Truffe, imprese a rischio In 6 mesi venti segnalazioni
Alberta Marniga: «Io alleggerita di 80.000 euro, fate attenzione»
Imprenditori attenti. Il crimine vi ha messi nel mirino. Non più solo con i furti ma soprattutto attraverso truffe sofisticate e ben organizzate. Un fenomeno che anche in terra bresciana sta assumendo dimensioni preoccupanti sia per il numero di episodi sia per la gravità dei danni subiti dalle imprese. Che sia diventato un problema più che reale lo dimostrano le oltre 20 segnalazioni arrivate, solo negli ultimi sei mesi, all’ufficio legale e rapporti con la pubblica amministrazione di Aib.
E non è certo la fantasia che manca ai criminali.

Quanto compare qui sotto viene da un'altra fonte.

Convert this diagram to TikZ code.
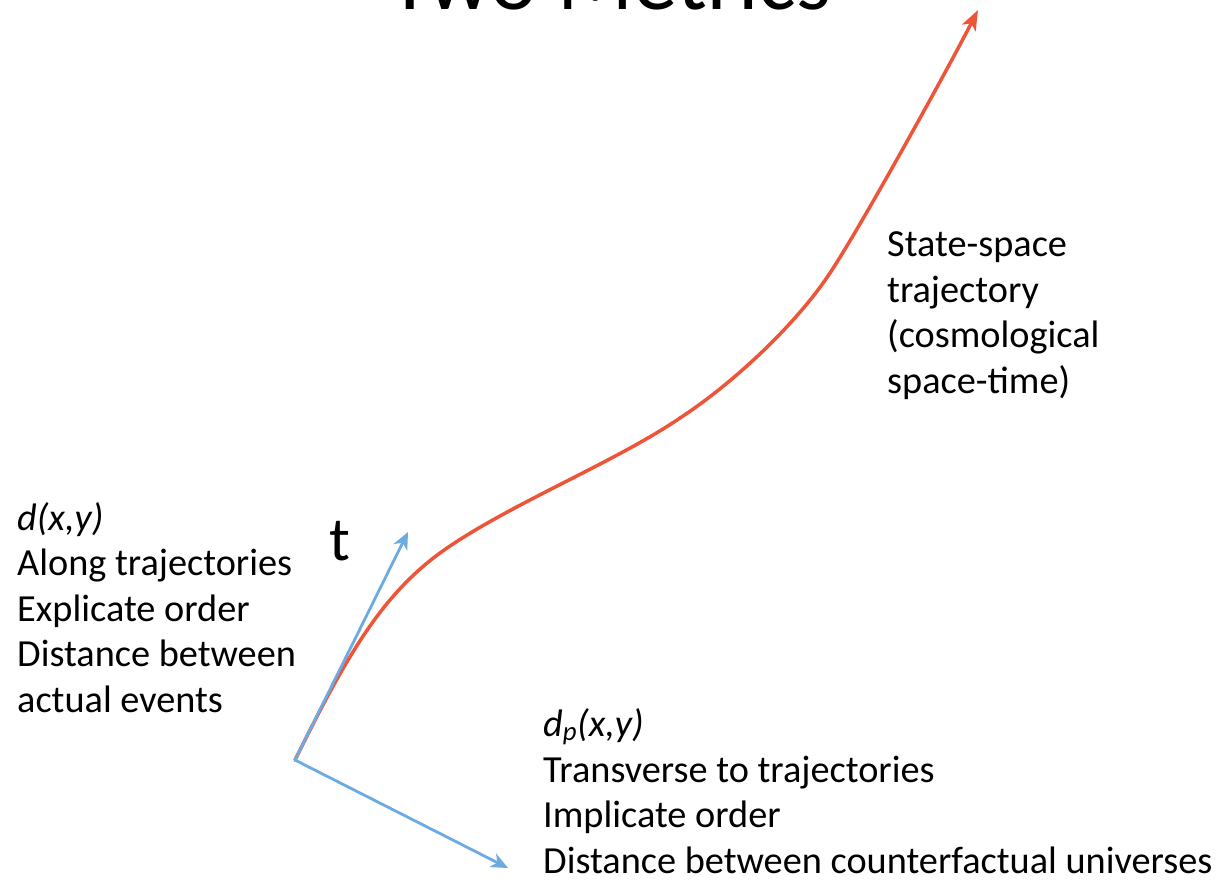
\documentclass[tikz,border=0pt]{standalone}
\usepackage{fontspec}
\setmainfont{Carlito}
\usetikzlibrary{arrows.meta}
\definecolor{trajred}{RGB}{238,84,56}
\definecolor{axisblue}{RGB}{108,170,224}
\begin{document}
\begin{tikzpicture}[x=1pt, y=-1pt, line cap=round, line join=round]
	\tikzset{body/.style={font=\fontsize{38.3}{45.5}\selectfont, align=left, anchor=base west, inner sep=0pt},
		traj/.style={trajred, line width=3.5pt, -{Stealth[length=20pt,width=15pt,inset=5pt]}},
		axis/.style={axisblue, line width=2.8pt, -{Stealth[length=17pt,width=15pt,inset=5pt]}}}
	\clip (0,0) rectangle (1220,881);
	\node[anchor=base west, inner sep=0pt, font=\fontsize{89}{100}\selectfont] (title) at (388,9) {Two Metrics};
	\coordinate (O) at (295,760);
	\coordinate (tup) at (408,532);
	\coordinate (tdown) at (508,868);
	\coordinate (tip) at (978,10);
	\draw[traj] (O) .. controls (345,659) and (380,597) .. (440,553)
		.. controls (505,506) and (614,463) .. (680,418)
		.. controls (735,382) and (797,323) .. (830,273)
		.. controls (863,223) and (951,63) .. (tip);
	\draw[axis] (O) -- (tup);
	\draw[axis] (O) -- (tdown);
	\node[anchor=base west, inner sep=0pt, font=\fontsize{62}{70}\selectfont] (t) at (329,560) {t};
	% base anchor of a multi-line node sits on its last line
	\node[body] (along) at (17,712) {\textit{d(x,y)}\\Along trajectories\\Explicate order\\Distance between\\actual events};
	\node[body] (transverse) at (543,873) {\textit{d}\textsubscript{\textit{p}}\textit{(x,y)}\\Transverse to trajectories\\Implicate order\\Distance between counterfactual universes};
	\node[body] (statespace) at (887,393) {State-space\\trajectory\\(cosmological\\space-time)};
\end{tikzpicture}
\end{document}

Le modalità utilizzate, infatti, vanno dai falsi bollettini di pagamento a enti e istituzioni, ai moduli precompilati che in apparenza offrono servizi gratuiti ma in realtà nascondono l’adesione a costosi servizi a pagamento. Nei casi più gravi, le frodi sono rese credibili grazie a furti di identità: i truffatori si presentano con false credenziali e, sfruttando il nome di società spesso note sul mercato, chiedono forniture di beni o servizi «dimenticandosi» poi di pagare.
A cadere nell’inganno ben costruito, non sono quindi solo ingenui vecchietti: «Io stessa ho subito una truffa di circa 80.000 euro – ha denunciato Alberta Marniga, delegata alla legalità di Aib — nonostante anni di indagini, è stata purtroppo archiviata. Ci troviamo di fronte a truffatori di professione, abili a usare il web e a crearsi identità plausibili che facilmente possono trarre in inganno l’imprenditore in buona fede. L’unica arma che abbiamo è la consapevolezza: esorto i colleghi imprenditori, prima di accettare un ordine, di fare tutte le verifiche possibili. Ad esempio, cercare il numero della sede centrale tramite canali ufficiali e chiamare l’ufficio acquisti direttamente, non limitandosi a dialogare con presunti “responsabili”. Solo così io ho potuto evitare una seconda truffa». Poche e semplici regole per alzare il livello di attenzione degli imprenditori non solo bresciani.
L’associazione di via Cefalonia, infatti, da tempo si batte anche a livello nazionale attraverso Confindustria, per segnalare il problema e per coinvolgere direttamente i ministeri competenti.